‘Late Art’ has nowadays become a weary cliché: the notion of a closing vision — summatory, transcendent, prophesying future or making retrospective farewell — is too truistic to go much beyond the obvious facts of any case.
Let’s try ‘Early Art’. It implies a quality of freshness, juvenescence, stretching the muscles, rejoicing (often pugnacious) in strength or Schmerz; and more, the bloom of the young animal in its pride: things soon disappearing in the no doubt deeper, more characteristic achievements of maturity, which can’t in themselves be regretted but don’t stifle a sigh for what’s lost.
One composer notoriously never surpasses the tender brilliance of his early music: Mendelssohn. With two other romantics, Wagner and Verdi, the earliest phases are so variously uncouth that there’s no compunction about jettisoning them. These composers can only improve! But many masters touch early upon something unique that then has seemingly to be abandoned on the hard road to maturity.
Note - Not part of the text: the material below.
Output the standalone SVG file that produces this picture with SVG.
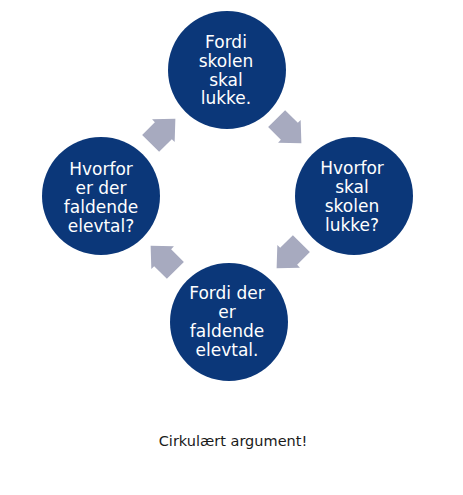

These thoughts were initially prompted by the imaginative coupling of Beethoven’s and Bruckner’s nine symphonies broadcast from the Edinburgh Festival. Accustomed to Bruckner’s later course — ever-slower, longer, more richly intricate in harmony and polyphony, sublimer in expression — it’s astonishing to hear his first two symphonies, bubbling with physical energy and playful exuberance, never for a moment stolid or stodgy, sometimes positively frisky, notably in their finales, whose stop/go/stop trajectory from no. 3 onwards gives his most ardent lovers plentiful pause for doubt.
And isn’t the same true, mutatis mutandis, with Brahms? Whatever the marvellous gains of the ripe harvest, lost for ever are the open-air brio of the orchestral Serenades, the mighty and vindicated ambition of the first Piano Concerto, the passionate generosity of the first two Piano Quartets, all composed before he was 30.